Communications and Information Sharing

Secure, reliable communications are fundamental to special operations. Systems must provide voice, data, and video communications across tactical to strategic distances, often in denied or contested environments. This includes tactical radios with anti-jam capabilities, satellite communications terminals, covert communication systems, mesh networking for team coordination, and integration with national-level intelligence systems. Communications must be encrypted, difficult to intercept, and resistant to direction finding.

Navigation and Positioning

Precise navigation is critical for infiltration, target location, rendezvous, and extraction. Special operations navigation systems combine GPS, inertial navigation, terrain correlation, celestial navigation, and dead reckoning. Systems must function when GPS is jammed or denied, provide precision sufficient for target coordinates, operate underwater or underground, and enable navigation in GPS-denied environments. Handheld and wrist-mounted systems are common, with integration to weapon systems and targeting equipment.

Surveillance and Reconnaissance

Intelligence gathering requires advanced sensors and collection systems. Special operations employ night vision devices, thermal imagers, electro-optical cameras, acoustic sensors, electromagnetic spectrum analyzers, and unmanned systems (ground and air). These systems must provide real-time intelligence, operate covertly, transmit data securely, and function in all weather and light conditions. Miniaturization enables operators to deploy multiple sensors and create distributed sensor networks.

Targeting and Precision Engagement

Special operations often require precision targeting with minimal collateral damage. Electronic systems include laser designators for guided munitions, target location systems combining GPS and laser rangefinding, ballistic computers for precision shooting, weapon-mounted sensors and displays, and integration with airborne platforms.

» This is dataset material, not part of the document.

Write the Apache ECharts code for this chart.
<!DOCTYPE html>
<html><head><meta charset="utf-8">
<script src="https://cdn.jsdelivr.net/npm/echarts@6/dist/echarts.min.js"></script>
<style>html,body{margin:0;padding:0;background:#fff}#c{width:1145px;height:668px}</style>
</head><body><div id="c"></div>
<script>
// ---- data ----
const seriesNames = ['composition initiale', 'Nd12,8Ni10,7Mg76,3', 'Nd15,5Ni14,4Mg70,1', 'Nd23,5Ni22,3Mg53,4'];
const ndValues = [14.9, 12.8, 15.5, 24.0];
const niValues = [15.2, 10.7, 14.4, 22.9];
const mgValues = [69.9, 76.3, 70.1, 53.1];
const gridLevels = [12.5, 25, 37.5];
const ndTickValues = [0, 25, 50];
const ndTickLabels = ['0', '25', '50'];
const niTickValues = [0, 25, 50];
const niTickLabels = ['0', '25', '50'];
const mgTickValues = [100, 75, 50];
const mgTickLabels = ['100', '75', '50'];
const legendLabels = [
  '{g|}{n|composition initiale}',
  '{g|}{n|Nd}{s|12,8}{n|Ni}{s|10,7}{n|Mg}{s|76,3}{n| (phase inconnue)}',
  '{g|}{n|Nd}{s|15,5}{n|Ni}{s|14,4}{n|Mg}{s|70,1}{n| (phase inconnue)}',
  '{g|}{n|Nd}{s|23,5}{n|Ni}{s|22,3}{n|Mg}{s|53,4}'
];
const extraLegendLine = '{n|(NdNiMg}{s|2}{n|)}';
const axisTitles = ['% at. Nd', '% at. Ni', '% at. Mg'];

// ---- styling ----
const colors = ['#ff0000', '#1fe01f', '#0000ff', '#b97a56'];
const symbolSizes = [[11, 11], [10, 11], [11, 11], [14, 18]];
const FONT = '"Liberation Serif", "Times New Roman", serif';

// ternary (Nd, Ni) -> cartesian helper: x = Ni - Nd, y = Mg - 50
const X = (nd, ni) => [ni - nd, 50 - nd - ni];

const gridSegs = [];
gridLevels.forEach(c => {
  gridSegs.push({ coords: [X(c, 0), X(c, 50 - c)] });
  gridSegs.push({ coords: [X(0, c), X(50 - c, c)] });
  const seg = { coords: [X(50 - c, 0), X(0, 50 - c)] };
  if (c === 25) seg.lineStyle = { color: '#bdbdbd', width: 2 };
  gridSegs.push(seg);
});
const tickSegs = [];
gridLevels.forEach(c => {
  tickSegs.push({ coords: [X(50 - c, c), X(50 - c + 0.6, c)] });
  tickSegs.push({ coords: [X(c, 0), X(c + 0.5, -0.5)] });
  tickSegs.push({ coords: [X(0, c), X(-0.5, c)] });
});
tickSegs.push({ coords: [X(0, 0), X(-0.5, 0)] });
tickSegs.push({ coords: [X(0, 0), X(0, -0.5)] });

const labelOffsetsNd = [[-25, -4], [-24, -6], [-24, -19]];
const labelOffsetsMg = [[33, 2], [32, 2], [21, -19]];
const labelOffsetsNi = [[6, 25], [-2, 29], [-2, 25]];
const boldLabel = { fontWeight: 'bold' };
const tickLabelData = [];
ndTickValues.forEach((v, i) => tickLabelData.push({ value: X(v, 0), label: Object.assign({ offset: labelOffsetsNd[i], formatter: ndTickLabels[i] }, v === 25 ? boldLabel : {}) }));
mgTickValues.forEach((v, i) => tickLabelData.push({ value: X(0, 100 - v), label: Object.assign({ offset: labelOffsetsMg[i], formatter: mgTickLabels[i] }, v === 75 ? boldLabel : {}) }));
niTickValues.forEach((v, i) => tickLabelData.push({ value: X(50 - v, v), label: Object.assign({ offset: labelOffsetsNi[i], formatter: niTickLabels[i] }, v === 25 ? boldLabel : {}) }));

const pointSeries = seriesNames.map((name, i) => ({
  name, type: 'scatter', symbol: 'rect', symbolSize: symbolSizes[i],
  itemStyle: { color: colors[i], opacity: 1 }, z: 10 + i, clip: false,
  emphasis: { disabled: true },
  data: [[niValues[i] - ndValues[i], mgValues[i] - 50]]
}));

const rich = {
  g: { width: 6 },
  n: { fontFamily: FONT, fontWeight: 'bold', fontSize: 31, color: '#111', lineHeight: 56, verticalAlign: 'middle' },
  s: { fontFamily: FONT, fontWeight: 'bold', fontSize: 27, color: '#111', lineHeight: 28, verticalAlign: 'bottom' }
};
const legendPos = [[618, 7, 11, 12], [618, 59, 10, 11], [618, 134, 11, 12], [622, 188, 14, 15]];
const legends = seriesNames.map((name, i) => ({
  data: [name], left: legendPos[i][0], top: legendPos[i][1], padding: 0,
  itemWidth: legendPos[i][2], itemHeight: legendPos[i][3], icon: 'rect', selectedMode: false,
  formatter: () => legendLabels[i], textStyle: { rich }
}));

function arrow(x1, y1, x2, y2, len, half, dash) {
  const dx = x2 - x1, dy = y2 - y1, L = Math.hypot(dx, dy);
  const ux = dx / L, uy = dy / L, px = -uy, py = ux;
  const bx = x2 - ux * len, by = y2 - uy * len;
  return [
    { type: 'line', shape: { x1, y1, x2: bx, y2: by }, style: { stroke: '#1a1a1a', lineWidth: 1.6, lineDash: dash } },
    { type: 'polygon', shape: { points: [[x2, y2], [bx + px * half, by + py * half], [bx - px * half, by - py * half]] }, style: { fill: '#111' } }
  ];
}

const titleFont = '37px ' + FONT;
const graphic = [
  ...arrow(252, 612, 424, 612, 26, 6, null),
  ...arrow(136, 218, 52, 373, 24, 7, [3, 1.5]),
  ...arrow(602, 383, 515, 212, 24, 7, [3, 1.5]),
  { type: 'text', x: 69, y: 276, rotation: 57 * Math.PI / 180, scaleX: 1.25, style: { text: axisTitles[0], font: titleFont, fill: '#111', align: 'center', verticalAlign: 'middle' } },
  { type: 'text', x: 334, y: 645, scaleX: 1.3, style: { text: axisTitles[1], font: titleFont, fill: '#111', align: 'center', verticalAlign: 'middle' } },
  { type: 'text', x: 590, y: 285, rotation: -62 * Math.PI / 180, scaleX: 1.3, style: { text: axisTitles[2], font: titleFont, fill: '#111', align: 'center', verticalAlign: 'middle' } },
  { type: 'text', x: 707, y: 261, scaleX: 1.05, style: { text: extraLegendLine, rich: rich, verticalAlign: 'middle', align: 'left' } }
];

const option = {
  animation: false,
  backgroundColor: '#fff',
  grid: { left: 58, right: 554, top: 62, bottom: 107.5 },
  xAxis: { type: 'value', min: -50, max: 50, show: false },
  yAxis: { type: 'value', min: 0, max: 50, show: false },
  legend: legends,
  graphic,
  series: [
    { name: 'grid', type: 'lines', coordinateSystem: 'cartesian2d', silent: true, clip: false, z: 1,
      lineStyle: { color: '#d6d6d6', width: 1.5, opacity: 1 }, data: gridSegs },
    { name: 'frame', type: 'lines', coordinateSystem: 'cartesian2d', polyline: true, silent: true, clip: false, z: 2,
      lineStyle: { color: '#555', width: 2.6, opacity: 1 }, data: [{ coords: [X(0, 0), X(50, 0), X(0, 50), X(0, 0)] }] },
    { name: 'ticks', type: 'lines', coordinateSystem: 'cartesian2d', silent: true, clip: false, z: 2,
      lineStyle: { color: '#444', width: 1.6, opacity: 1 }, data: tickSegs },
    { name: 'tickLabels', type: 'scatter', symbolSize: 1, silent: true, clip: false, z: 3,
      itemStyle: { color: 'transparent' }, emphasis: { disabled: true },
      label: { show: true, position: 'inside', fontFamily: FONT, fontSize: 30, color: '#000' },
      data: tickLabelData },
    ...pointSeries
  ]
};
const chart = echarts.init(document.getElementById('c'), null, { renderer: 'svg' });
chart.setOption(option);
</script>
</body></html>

These systems must rapidly acquire and prosecute targets, often at extended ranges and in challenging conditions, while ensuring proper target identification and authorization.

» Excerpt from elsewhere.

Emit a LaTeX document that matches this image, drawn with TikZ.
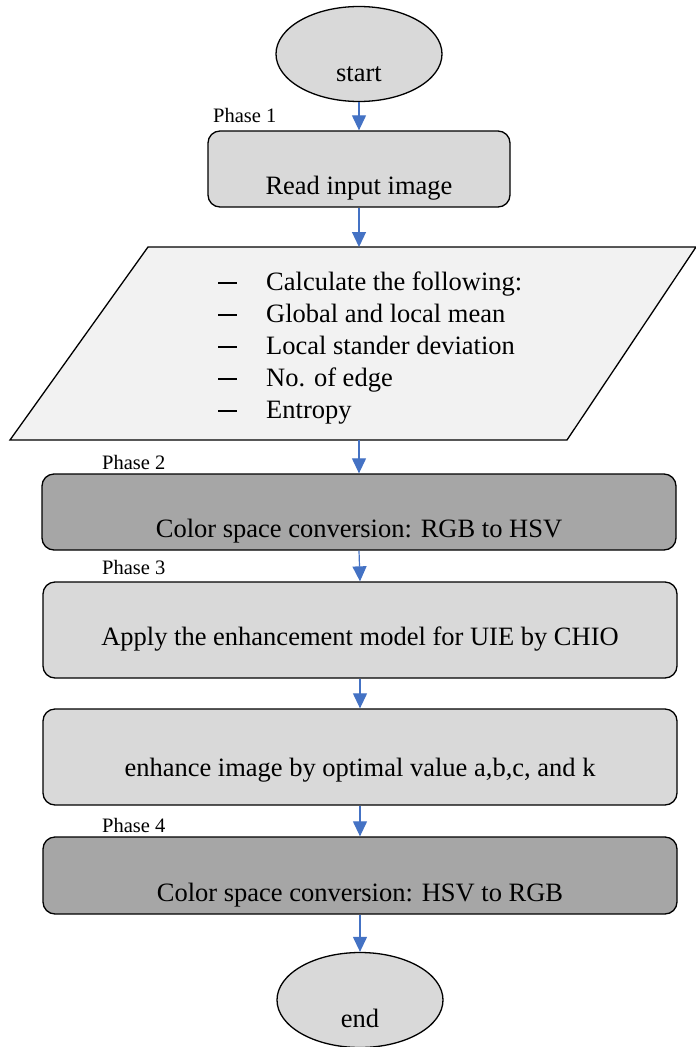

Mission Planning and Rehearsal

Pre-mission planning uses sophisticated electronic systems to analyze intelligence, plan routes, rehearse actions, and coordinate elements. This includes 3D terrain visualization, mission planning software, virtual reality rehearsal systems, intelligence fusion platforms, and weather analysis tools. Systems must process multi-source intelligence, enable collaborative planning, support rapid replanning, and integrate with tactical systems. Portable planning systems allow updates even during infiltration.

Emerging Technologies

Special operations electronics continue to evolve with technology. Artificial intelligence and machine learning enhance target recognition, pattern analysis, and autonomous systems. Small unmanned systems (air and ground) provide reconnaissance and even weapons delivery. Augmented reality displays provide heads-up information overlays for navigation and targeting. Advanced materials enable better camouflage and signature reduction. Quantum communications promise unbreakable encryption.

Energy harvesting and advanced batteries extend operational duration. Soldier-worn networks integrate body sensors, environmental monitors, and equipment status. Hyperspectral sensors detect threats invisible to conventional systems. 3D printing enables field fabrication of specialized equipment. Biotechnology interfaces may eventually provide direct neural connections. These technologies multiply force effectiveness while reducing operator burden, enabling smaller teams to accomplish more complex missions.